Last week, on September 27th, a Chinese astronaut took the country’s first “space walk”, in a Chinese-made space suit, five years after China put its first man in orbit. Interestingly, though the Chinese space program might seem recent the base from which they launched in the Gobi desert began construction in 1958, fifty years ago and only 8 years after the Peoples Liberation Army first took power. China was at the time an impoverished, third world, rural economy with a fifty-year history of civil war, invasion and famine. So they evidently think long-term here.

The debt-ridden economies of the West are now contracting and would probably be collapsing but for unprecedented government interventions in North America and Europe. You can sense the panic building as formerly blue chips like AIG dwindle to penny stock status. Will it be a recession (two consecutive quarters of negative growth) or a severe recession (ten point reduction in GDP) or a depression (30 point reduction in GDP)? The choice at the moment seems to be between the last two. All that’s certain is that Western governments are going to incur tremendous debt as they attempt to stall the momentum toward panic. The US national debt – from which the excesses of the past and the emergency of the present are funded – is now $10.1 trillion, heading toward $11.3 trillion, about 70% of GDP. Twenty-five percent of that amount is owed to foreign countries and of those foreign debtors China is the second largest, owning $519 billion of US treasury bonds.

China also has a current surplus of $1.8 trillion, no sub prime problem in its banking system, and no credit problem in its economy. As far as I can tell, there is no credit. This is a cash economy.
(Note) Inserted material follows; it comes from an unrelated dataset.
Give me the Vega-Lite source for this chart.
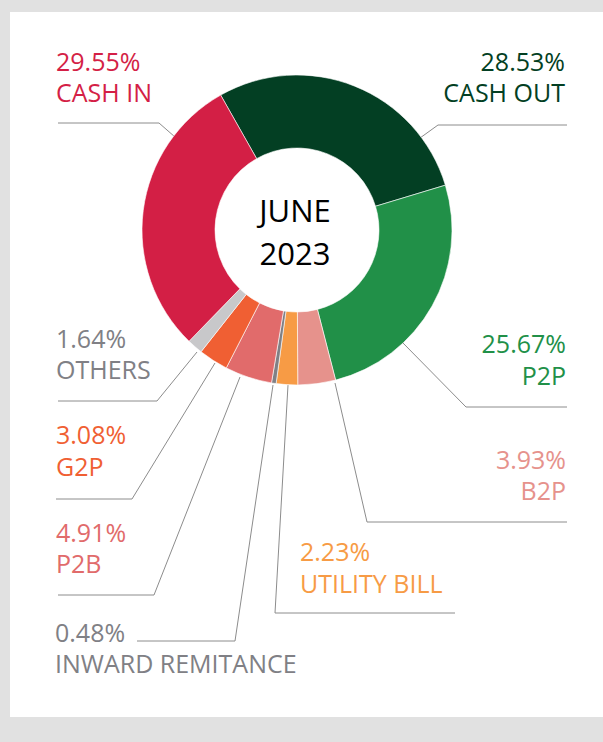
{
  "$schema": "https://vega.github.io/schema/vega-lite/v6.json",
  "width": 603,
  "height": 742,
  "autosize": {"type": "fit", "contains": "padding"},
  "padding": {"left": 10, "top": 12, "right": 0, "bottom": 25},
  "background": "#e1e1e1",
  "config": {"view": {"fill": "white", "stroke": null}, "font": "Open Sans"},
  "datasets": {
    "slices": [
      {"cat": "CASH OUT", "pct": 28.53, "ord": 1},
      {"cat": "P2P", "pct": 25.67, "ord": 2},
      {"cat": "B2P", "pct": 3.93, "ord": 3},
      {"cat": "UTILITY BILL", "pct": 2.23, "ord": 4},
      {"cat": "INWARD REMITANCE", "pct": 0.48, "ord": 5},
      {"cat": "P2B", "pct": 4.91, "ord": 6},
      {"cat": "G2P", "pct": 3.08, "ord": 7},
      {"cat": "OTHERS", "pct": 1.64, "ord": 8},
      {"cat": "CASH IN", "pct": 29.55, "ord": 9}
    ],
    "labels": [
      {"cat": "CASH IN", "t": "29.55%", "lx": -241, "ly": -159, "side": "left"},
      {"cat": "CASH IN", "t": "CASH IN", "lx": -241, "ly": -128, "side": "left"},
      {"cat": "CASH OUT", "t": "28.53%", "lx": 268, "ly": -159, "side": "right"},
      {"cat": "CASH OUT", "t": "CASH OUT", "lx": 268, "ly": -128, "side": "right"},
      {"cat": "OTHERS", "t": "1.64%", "lx": -241, "ly": 118, "side": "left"},
      {"cat": "OTHERS", "t": "OTHERS", "lx": -241, "ly": 149, "side": "left"},
      {"cat": "P2P", "t": "25.67%", "lx": 269, "ly": 123, "side": "right"},
      {"cat": "P2P", "t": "P2P", "lx": 269, "ly": 155, "side": "right"},
      {"cat": "G2P", "t": "3.08%", "lx": -241, "ly": 214, "side": "left"},
      {"cat": "G2P", "t": "G2P", "lx": -241, "ly": 246, "side": "left"},
      {"cat": "P2B", "t": "4.91%", "lx": -241, "ly": 312, "side": "left"},
      {"cat": "P2B", "t": "P2B", "lx": -241, "ly": 343, "side": "left"},
      {"cat": "UTILITY BILL", "t": "2.23%", "lx": 3, "ly": 331, "side": "left"},
      {"cat": "UTILITY BILL", "t": "UTILITY BILL", "lx": 3, "ly": 363, "side": "left"},
      {"cat": "B2P", "t": "3.93%", "lx": 269, "ly": 239, "side": "right"},
      {"cat": "B2P", "t": "B2P", "lx": 269, "ly": 270, "side": "right"},
      {"cat": "INWARD REMITANCE", "t": "0.48%", "lx": -242, "ly": 412, "side": "left"},
      {"cat": "INWARD REMITANCE", "t": "INWARD REMITANCE", "lx": -242, "ly": 443, "side": "left"}
    ],
    "leaders": [
      {"cat": "CASH IN", "i": 1, "lx": -239, "ly": -107},
      {"cat": "CASH IN", "i": 2, "lx": -138, "ly": -107},
      {"cat": "CASH IN", "i": 3, "lx": -122, "ly": -93},
      {"cat": "CASH OUT", "i": 1, "lx": 270, "ly": -105},
      {"cat": "CASH OUT", "i": 2, "lx": 141, "ly": -105},
      {"cat": "CASH OUT", "i": 3, "lx": 123, "ly": -92},
      {"cat": "OTHERS", "i": 1, "lx": -239, "ly": 171},
      {"cat": "OTHERS", "i": 2, "lx": -140, "ly": 171},
      {"cat": "OTHERS", "i": 3, "lx": -100, "ly": 122},
      {"cat": "P2P", "i": 1, "lx": 270, "ly": 177},
      {"cat": "P2P", "i": 2, "lx": 169, "ly": 177},
      {"cat": "P2P", "i": 3, "lx": 106, "ly": 113},
      {"cat": "G2P", "i": 1, "lx": -241, "ly": 269},
      {"cat": "G2P", "i": 2, "lx": -165, "ly": 269},
      {"cat": "G2P", "i": 3, "lx": -82, "ly": 133},
      {"cat": "P2B", "i": 1, "lx": -239, "ly": 365},
      {"cat": "P2B", "i": 2, "lx": -143, "ly": 365},
      {"cat": "P2B", "i": 3, "lx": -57, "ly": 147},
      {"cat": "INWARD REMITANCE", "i": 1, "lx": -160, "ly": 411},
      {"cat": "INWARD REMITANCE", "i": 2, "lx": -62, "ly": 411},
      {"cat": "INWARD REMITANCE", "i": 3, "lx": -24, "ly": 155},
      {"cat": "UTILITY BILL", "i": 1, "lx": 158, "ly": 383},
      {"cat": "UTILITY BILL", "i": 2, "lx": -22, "ly": 383},
      {"cat": "UTILITY BILL", "i": 3, "lx": -9, "ly": 155},
      {"cat": "B2P", "i": 1, "lx": 270, "ly": 292},
      {"cat": "B2P", "i": 2, "lx": 70, "ly": 292},
      {"cat": "B2P", "i": 3, "lx": 38, "ly": 153}
    ]
  },
  "layer": [
    {
      "data": {"name": "leaders"},
      "mark": {"type": "line", "color": "#8c8c8c", "strokeWidth": 1, "interpolate": "linear"},
      "encoding": {
        "x": {"field": "lx", "type": "quantitative", "axis": null, "scale": {"domain": [-287, 306], "nice": false, "zero": false}},
        "y": {"field": "ly", "type": "quantitative", "axis": null, "scale": {"domain": [-218, 487], "nice": false, "zero": false, "reverse": true}},
        "detail": {"field": "cat"},
        "order": {"field": "i", "type": "quantitative"}
      }
    },
    {
      "data": {"name": "slices"},
      "mark": {"type": "arc", "innerRadius": 82, "outerRadius": 155, "stroke": "white", "strokeWidth": 0.6},
      "encoding": {
        "x": {"datum": 0, "type": "quantitative", "axis": null},
        "y": {"datum": 0, "type": "quantitative", "axis": null},
        "theta": {"field": "pct", "type": "quantitative", "stack": true, "scale": {"range": [-0.5149, 5.7683]}},
        "order": {"field": "ord", "type": "quantitative"},
        "color": {
          "field": "cat", "type": "nominal", "legend": null,
          "scale": {
            "domain": ["CASH OUT", "P2P", "B2P", "UTILITY BILL", "INWARD REMITANCE", "P2B", "G2P", "OTHERS", "CASH IN"],
            "range": ["#033f23", "#219048", "#e6928c", "#f79b45", "#808085", "#e16b6b", "#f05f33", "#c8c8ca", "#d31f45"]
          }
        }
      }
    },
    {
      "data": {"name": "labels"},
      "transform": [{"filter": "datum.side === 'left'"}],
      "mark": {"type": "text", "align": "left", "baseline": "alphabetic", "fontSize": 25, "font": "Open Sans"},
      "encoding": {
        "x": {"field": "lx", "type": "quantitative", "axis": null},
        "y": {"field": "ly", "type": "quantitative", "axis": null},
        "text": {"field": "t"},
        "color": {
          "field": "cat", "type": "nominal", "legend": null,
          "scale": {
            "domain": ["CASH OUT", "P2P", "B2P", "UTILITY BILL", "INWARD REMITANCE", "P2B", "G2P", "OTHERS", "CASH IN"],
            "range": ["#033f23", "#219048", "#e6928c", "#f79b45", "#808085", "#e16b6b", "#f05f33", "#808085", "#d41f46"]
          }
        }
      }
    },
    {
      "data": {"name": "labels"},
      "transform": [{"filter": "datum.side === 'right'"}],
      "mark": {"type": "text", "align": "right", "baseline": "alphabetic", "fontSize": 25, "font": "Open Sans"},
      "encoding": {
        "x": {"field": "lx", "type": "quantitative", "axis": null},
        "y": {"field": "ly", "type": "quantitative", "axis": null},
        "text": {"field": "t"},
        "color": {
          "field": "cat", "type": "nominal", "legend": null,
          "scale": {
            "domain": ["CASH OUT", "P2P", "B2P", "UTILITY BILL", "INWARD REMITANCE", "P2B", "G2P", "OTHERS", "CASH IN"],
            "range": ["#033f23", "#219048", "#e6928c", "#f79b45", "#808085", "#e16b6b", "#f05f33", "#808085", "#d41f46"]
          }
        }
      }
    },
    {
      "data": {"values": [{"t": "JUNE"}]},
      "mark": {"type": "text", "align": "center", "baseline": "alphabetic", "fontSize": 31, "color": "#000000", "font": "Open Sans"},
      "encoding": {
        "x": {"datum": -2, "type": "quantitative", "axis": null},
        "y": {"datum": -8, "type": "quantitative", "axis": null},
        "text": {"field": "t"}
      }
    },
    {
      "data": {"values": [{"t": "2023"}]},
      "mark": {"type": "text", "align": "center", "baseline": "alphabetic", "fontSize": 31, "color": "#000000", "font": "Open Sans"},
      "encoding": {
        "x": {"datum": -2, "type": "quantitative", "axis": null},
        "y": {"datum": 35, "type": "quantitative", "axis": null},
        "text": {"field": "t"}
      }
    }
  ],
  "resolve": {"scale": {"color": "independent"}}
}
I haven’t used a credit card since I arrived in China because I can’t find anywhere that takes one. I am told that there are domestic credit cards but I haven’t seen anyone using them. So, if there are really no hidden problems in the Chinese economy and banking system – apart from the fact that the country’s biggest customers are now basket cases - how might they emerge from this global turmoil?

China’s Premier, Wen Binjiao, was quoted yesterday as saying that “what China can do for the world is keep growing”. China’s economy has grown at an average rate of 10% in each of the last 30 years and this year and next the rate is projected at between 8% and 9%. That projection may be wishful thinking since it comes from the CEO of Rio Tinto, a very large mining and metals conglomerate, who admits that his own company’s prospects depend on that growth rate. The panelists at the discussion where this prediction was cited, however, agreed that the role of China in the world economy is about to become substantially more prominent.